Update Your Trust Model Before the Public Does It for You
- by nlqip
There is an unspoken assumption that pervades the information security industry. It is a vestige from the days when system administrators were the security staff, and the ways in which customers and organizations interacted with the Internet were markedly different from how they are now. This assumption is that the boundary that separates our network from the rest of the Internet is a boundary between the trustworthy and the untrustworthy. In here, the thinking goes, it is safe but fragile, and so we only allow those whom we trust, or those whom we cannot afford to exclude. This mentality has become a problem, though not in the way that you might think.
This is, obviously, not to say that we should trust all users on the Internet and invite them onto our networks with no caveats. In fact, the growing trend is the reverse, the zero-trust model, and it makes sense, particularly in light of the increasingly fragmented and convoluted understanding of what a perimeter even is. We do not need to reverse our assessment of the public’s trustworthiness. As a result of the behavior of a small proportion, the public has been proven to be untrustworthy. The problem is, so have we, and the public is increasingly aware of it.
We Are the Medium of Data Exfiltration
In the last few years, a malicious actor is far more likely to exfiltrate a given individual’s PII from a large enterprise than from that individual’s home devices. This is not to say that a home network is any more secure, because it is not, but it also houses data of minimal value. Cyberwarfare and digital propaganda aside, hacking has become a business, and like most businesses, it seeks increased profits through economies of scale. This means that the bigger the org, the more global its footprint, the more data, the richer the payoff. Since the difficulty of managing risk at large enterprises tends to rise more quickly than their security budgets, over time, the probability that an individual’s data will be leaked by one of the big enterprises that they patronize approaches one. For more than half of the population of the United States, it has already happened, between the Facebook and Equifax breaches of the last two years.

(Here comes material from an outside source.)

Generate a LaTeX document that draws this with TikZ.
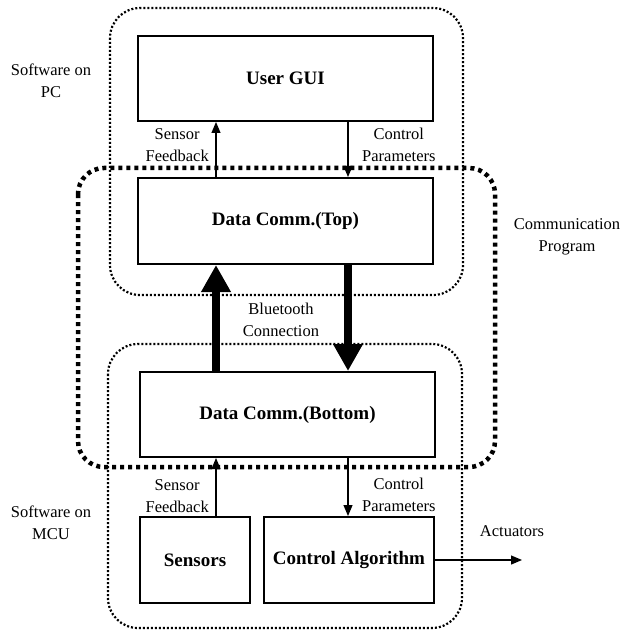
\documentclass[tikz,border=0pt]{standalone}
\usepackage{fontspec}
\setmainfont{Liberation Serif}
\usetikzlibrary{arrows.meta,calc}

\begin{document}
\begin{tikzpicture}[x=1pt,y=-1pt,
  blk/.style={draw,line width=2pt,font=\fontsize{19}{22}\selectfont\bfseries,inner sep=0pt},
  lbl/.style={font=\fontsize{16.5}{22}\selectfont,align=center,inner sep=0pt},
  thin/.style={-{Triangle[width=9pt,length=11pt]},line width=1.2pt},
  fat/.style={-{Triangle[width=28pt,length=27pt]},line width=8pt},
  fine/.style={line width=2.2pt,dash pattern=on 2pt off 2pt,rounded corners=30pt},
  heavy/.style={line width=4.5pt,dash pattern=on 4pt off 4pt,rounded corners=26pt}]
\useasboundingbox (0,0) rectangle (624,631);
% software groups and communication program
\draw[fine](110,8) rectangle (463,295);
\draw[fine](108,344) rectangle (462,628);
\draw[heavy](78,168) rectangle (495,467);
% blocks
\node[blk,minimum width=295pt,minimum height=85pt] (gui) at (285.5,78.5) {User GUI};
\node[blk,minimum width=295pt,minimum height=86pt] (top) at (285.5,221) {Data Comm.(Top)};
\node[blk,minimum width=295pt,minimum height=85pt] (bot) at (287.5,414.5) {Data Comm.(Bottom)};
\node[blk,minimum width=110pt,minimum height=86pt] (sens) at (195,560) {Sensors};
\node[blk,minimum width=170pt,minimum height=86pt] (ctrl) at (349,560) {Control Algorithm};
\coordinate (lft) at (216,0);
\coordinate (rgt) at (348,0);
\coordinate (out) at (522,560);
% connectors
\draw[thin](top.north -| lft) -- (gui.south -| lft);
\draw[thin](gui.south -| rgt) -- (top.north -| rgt);
\draw[fat](bot.north -| lft) -- (top.south -| lft);
\draw[fat](top.south -| rgt) -- (bot.north -| rgt);
\draw[thin](sens.north -| lft) -- (bot.south -| lft);
\draw[thin](bot.south -| rgt) -- (ctrl.north -| rgt);
\draw[thin](ctrl.east) -- (out);
% labels
\node[lbl] (pc) at (51,81) {Software on\\PC};
\node[lbl] (mcu) at (51,523) {Software on\\MCU};
\node[lbl] (comm) at (567,237) {Communication\\Program};
\node[lbl] (bt) at (281,320) {Bluetooth\\Connection};
\node[lbl,anchor=east] (fb1) at (209,145) {Sensor\\Feedback};
\node[lbl,anchor=west] (cp1) at (362,145) {Control\\Parameters};
\node[lbl,anchor=east] (fb2) at (209,496) {Sensor\\Feedback};
\node[lbl,anchor=west] (cp2) at (362,495) {Control\\Parameters};
\node[lbl] (act) at (512,531) {Actuators};
\end{tikzpicture}
\end{document}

In other words, right or wrong, we—the enterprises—are not worthy of trust. Even though we are not the malicious actors, our networks have become the vehicle, the medium, of data exfiltration. In lieu of finding the perpetrators, the public is increasingly doing the same thing that we do when we find something dodgy on our networks: they are managing risk and cutting us out. As security practitioners and network architects, we need to realize that the public is coming to distrust our organizations as much as we distrust the public.
This distrust has, so far, manifested in two linked phenomena: one is the advent, after many false starts, of privacy legislation with real teeth, in the form of GDPR and the California Consumer Privacy Act of 2018. While there is obviously much discussion within the information security world about the efficacy and burden of these laws, there is no question that they have changed the landscape with regard to responsibility and enforcement.
The other phenomenon is that reputational risk has finally come of age. Reputational risk is something that risk-oriented security practitioners have been discussing for years, but it always felt intangible because it is even more difficult to quantify than other kinds of risk. After all, who can say whether a drop in sales is attributable to bad press when it seems like the public is not that interested in privacy anyway?
Reputational risk is still difficult to quantify in terms of dollars, but it seems to have cost Mark Zuckerberg quite a lot. In 2016 he was being discussed as a future presidential candidate. By the end of 2018, he had lost the goodwill of at least a billion people, his legitimacy as a leader, and potentially, the legal footing on which his business is partially based.
In other words, the public is increasingly aware that we represent a greater threat to them than they represent to us. The fact that the actual malicious actors come in through the same door as the customers is immaterial to them. The upshot is that security practitioners and network architects need to rethink our trust model to reflect the emerging shift in power. This has two aspects.
The Public Will Become the Ultimate Auditor
One aspect is to not merely assess risk and emplace controls, not merely do our jobs, but to work more to display the performance of our jobs. This is akin to the difference between security and compliance. If compliance is based on producing evidence to document the consistent and thorough performance of security over time, then we must begin to think of the public as the ultimate auditor. The cost of an audit failure will be to lose customers, and for organizations whose customer base is all of society, the costs of a failure will become critical in magnitude. For publicly traded companies, for which even a small dip in revenue can produce enormous changes in the value of the company, even small breaches will eventually bring down powerful leaders.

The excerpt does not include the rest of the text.